Mining Model Content for Clustering Models (Analysis Services - Data Mining)
Topic Status: Some information in this topic is preview and subject to change in future releases. Preview information describes new features or changes to existing features in Microsoft SQL Server 2016 Community Technology Preview 2 (CTP2).
This topic describes mining model content that is specific to models that use the Microsoft Clustering algorithm. For a general explanation of mining model content for all model types, see Mining Model Content (Analysis Services - Data Mining).
A clustering model has a simple structure. Each model has a single parent node that represents the model and its metadata, and each parent node has a flat list of clusters (NODE_TYPE = 5). This organization is shown in the following image.
Each child node represents a single cluster and contains detailed statistics about the attributes of the cases in that cluster. This includes a count of the number of cases in the cluster, and the distribution of values that distinguish the cluster from other clusters.
Note |
---|
You do not need to iterate through the nodes to get a count or description of the clusters; the model parent node also counts and lists the clusters. |
The parent node contains useful statistics that describe the actual distribution of all the training cases. These statistics are found in the nested table column, NODE_DISTRIBUTION. For example, the following table shows several rows from the NODE_DISTRIBUTION table that describe the distribution of customer demographics for the clustering model, TM_Clustering, that you create in the Basic Data Mining Tutorial:
ATTRIBUTE_NAME |
ATRIBUTE_VALUE |
SUPPORT |
PROBABILITY |
VARIANCE |
VALUE_TYPE |
---|---|---|---|---|---|
Age |
Missing |
0 |
0 |
0 |
1 (Missing) |
Age |
44.9016152716593 |
12939 |
1 |
125.663453102554 |
3 (Continuous) |
Gender |
Missing |
0 |
0 |
0 |
1 (Missing) |
Gender |
F |
6350 |
0.490764355823479 |
0 |
4 (Discrete) |
Gender |
M |
6589 |
0.509235644176521 |
0 |
4 (Discrete) |
From these results, you can see that there were 12939 cases used to build the model, that the ratio of males to females was about 50-50, and that the mean age was 44. The descriptive statistics vary depending on whether the attribute being reported is a continuous numeric data type, such as age, or a discrete value type, such as gender. The statistical measures mean and variance are computed for continuous data types, whereas probability and support are computed for discrete data types.
Note |
---|
The variance represents the total variance for the cluster. When the value for variance is small, it indicates that most values in the column were fairly close to the mean. To obtain the standard deviation, calculate the square root of the variance. |
Note that for each of the attributes there is a Missing value type that tells you how many cases had no data for that attribute. Missing data can be significant and affects calculations in different ways, depending on the data type. For more information, see Missing Values (Analysis Services - Data Mining).

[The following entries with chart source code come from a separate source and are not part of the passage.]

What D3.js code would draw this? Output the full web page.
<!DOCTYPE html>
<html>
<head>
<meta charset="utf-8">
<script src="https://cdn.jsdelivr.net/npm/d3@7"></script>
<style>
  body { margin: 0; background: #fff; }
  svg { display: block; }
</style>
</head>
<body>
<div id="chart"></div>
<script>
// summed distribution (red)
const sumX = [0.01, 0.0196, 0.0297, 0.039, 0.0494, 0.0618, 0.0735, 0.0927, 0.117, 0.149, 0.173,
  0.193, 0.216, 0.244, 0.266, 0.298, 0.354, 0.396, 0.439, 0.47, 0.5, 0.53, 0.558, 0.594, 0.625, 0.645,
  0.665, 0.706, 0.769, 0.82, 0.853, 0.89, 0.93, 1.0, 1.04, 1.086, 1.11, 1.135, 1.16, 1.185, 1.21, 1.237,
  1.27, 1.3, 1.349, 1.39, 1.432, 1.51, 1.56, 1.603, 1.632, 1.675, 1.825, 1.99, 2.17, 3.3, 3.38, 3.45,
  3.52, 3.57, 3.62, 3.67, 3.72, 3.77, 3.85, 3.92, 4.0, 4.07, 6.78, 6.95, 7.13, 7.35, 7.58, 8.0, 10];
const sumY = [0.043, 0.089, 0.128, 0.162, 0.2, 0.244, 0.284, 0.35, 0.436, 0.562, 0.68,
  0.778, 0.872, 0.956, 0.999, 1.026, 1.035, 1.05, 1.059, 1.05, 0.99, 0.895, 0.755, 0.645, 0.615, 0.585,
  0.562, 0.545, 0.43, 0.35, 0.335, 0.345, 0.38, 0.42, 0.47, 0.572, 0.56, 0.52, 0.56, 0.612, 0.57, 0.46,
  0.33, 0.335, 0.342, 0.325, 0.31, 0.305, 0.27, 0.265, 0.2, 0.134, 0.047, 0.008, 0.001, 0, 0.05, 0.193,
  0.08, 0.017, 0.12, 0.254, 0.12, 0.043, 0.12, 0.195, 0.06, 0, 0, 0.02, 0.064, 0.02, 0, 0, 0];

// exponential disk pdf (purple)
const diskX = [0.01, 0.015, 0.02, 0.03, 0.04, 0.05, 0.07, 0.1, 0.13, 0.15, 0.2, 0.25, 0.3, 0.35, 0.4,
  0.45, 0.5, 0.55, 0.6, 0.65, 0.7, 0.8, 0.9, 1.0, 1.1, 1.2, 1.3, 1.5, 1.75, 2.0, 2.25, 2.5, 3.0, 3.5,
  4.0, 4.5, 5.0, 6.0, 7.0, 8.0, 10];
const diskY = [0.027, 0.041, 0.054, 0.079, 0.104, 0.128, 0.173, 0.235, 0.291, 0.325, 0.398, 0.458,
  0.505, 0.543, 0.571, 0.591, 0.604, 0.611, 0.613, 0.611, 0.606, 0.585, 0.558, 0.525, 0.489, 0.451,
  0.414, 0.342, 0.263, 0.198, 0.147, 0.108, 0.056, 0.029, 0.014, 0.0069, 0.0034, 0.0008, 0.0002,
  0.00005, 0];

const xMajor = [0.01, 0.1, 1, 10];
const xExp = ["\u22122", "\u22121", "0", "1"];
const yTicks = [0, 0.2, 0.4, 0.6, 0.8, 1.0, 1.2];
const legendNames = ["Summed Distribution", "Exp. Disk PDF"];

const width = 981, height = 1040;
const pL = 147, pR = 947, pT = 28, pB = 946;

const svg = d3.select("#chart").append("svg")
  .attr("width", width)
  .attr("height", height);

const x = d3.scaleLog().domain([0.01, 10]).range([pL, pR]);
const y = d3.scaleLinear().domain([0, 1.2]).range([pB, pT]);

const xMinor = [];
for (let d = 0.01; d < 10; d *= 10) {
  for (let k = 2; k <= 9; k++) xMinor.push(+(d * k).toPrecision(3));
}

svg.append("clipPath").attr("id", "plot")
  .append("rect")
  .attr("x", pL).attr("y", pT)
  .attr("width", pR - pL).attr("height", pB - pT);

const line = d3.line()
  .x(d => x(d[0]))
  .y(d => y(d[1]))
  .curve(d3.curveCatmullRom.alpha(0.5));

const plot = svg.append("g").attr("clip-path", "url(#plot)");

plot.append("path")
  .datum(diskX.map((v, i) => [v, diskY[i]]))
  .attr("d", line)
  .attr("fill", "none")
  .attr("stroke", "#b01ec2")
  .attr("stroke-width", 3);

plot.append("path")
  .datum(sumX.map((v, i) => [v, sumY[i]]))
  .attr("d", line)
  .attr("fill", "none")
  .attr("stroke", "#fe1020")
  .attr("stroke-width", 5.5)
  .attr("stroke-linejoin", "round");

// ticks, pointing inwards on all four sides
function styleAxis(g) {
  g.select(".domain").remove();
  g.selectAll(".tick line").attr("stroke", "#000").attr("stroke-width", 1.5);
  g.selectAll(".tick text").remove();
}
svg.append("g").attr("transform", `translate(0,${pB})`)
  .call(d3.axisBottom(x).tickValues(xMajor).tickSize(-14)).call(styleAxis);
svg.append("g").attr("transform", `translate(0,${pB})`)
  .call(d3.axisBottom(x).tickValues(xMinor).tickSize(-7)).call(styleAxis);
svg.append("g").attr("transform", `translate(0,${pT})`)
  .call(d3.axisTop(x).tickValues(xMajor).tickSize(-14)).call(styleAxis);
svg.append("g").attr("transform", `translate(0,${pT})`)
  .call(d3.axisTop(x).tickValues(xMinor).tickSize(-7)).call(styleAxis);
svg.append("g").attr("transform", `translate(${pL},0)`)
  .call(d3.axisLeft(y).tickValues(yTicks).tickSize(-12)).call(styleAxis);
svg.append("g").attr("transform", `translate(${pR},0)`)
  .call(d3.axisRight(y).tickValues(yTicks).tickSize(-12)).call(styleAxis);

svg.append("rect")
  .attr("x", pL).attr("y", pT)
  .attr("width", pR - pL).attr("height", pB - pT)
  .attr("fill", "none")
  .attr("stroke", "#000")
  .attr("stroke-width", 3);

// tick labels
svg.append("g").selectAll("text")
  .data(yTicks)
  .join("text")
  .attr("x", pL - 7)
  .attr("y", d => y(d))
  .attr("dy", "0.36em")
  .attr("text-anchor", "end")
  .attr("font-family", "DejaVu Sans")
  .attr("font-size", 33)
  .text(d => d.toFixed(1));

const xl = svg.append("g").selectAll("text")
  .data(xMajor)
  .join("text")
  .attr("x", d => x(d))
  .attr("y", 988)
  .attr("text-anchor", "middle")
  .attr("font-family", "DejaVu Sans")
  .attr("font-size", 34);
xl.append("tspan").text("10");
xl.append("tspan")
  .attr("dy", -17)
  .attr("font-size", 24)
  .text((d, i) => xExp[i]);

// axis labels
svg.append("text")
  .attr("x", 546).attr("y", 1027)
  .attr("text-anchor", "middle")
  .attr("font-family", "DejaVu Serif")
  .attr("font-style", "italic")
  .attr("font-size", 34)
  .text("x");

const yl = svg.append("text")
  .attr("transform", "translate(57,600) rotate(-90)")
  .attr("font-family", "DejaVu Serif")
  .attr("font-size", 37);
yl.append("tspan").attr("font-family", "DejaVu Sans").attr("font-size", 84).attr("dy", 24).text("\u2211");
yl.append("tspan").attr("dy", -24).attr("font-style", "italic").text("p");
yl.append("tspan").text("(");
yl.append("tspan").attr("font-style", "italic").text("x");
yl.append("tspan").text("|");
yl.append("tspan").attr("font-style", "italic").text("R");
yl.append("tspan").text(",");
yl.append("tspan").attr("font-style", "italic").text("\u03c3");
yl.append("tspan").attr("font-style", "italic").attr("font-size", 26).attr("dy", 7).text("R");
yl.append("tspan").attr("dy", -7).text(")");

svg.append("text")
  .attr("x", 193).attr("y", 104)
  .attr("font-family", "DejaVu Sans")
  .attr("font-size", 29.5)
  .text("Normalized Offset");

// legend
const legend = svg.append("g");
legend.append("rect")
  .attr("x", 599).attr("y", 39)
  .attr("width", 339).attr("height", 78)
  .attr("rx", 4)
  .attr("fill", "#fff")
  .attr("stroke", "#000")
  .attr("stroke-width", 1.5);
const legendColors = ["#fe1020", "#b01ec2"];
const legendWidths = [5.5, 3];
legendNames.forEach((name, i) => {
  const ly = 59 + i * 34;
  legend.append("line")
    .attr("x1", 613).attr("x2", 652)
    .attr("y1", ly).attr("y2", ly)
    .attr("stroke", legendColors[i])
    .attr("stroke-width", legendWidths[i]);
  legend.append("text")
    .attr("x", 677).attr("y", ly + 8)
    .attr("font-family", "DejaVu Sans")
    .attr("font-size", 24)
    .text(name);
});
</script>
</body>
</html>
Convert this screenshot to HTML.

This section provides detail and examples only for those columns in the mining model content that are relevant for clustering models.
For information about the general-purpose columns in the schema rowset, such as MODEL_CATALOG and MODEL_NAME, see Mining Model Content (Analysis Services - Data Mining).
Analysis Services provides multiple methods for creating a clustering model. If you do not know which method was used to create the model that you are working with, you can retrieve the model metadata programmatically, by using an ADOMD client or AMO, or by querying the data mining schema rowset. For more information, see Query the Parameters Used to Create a Mining Model.
Note |
---|
The structure and content of the model stay the same, regardless of which clustering method or parameters you use. |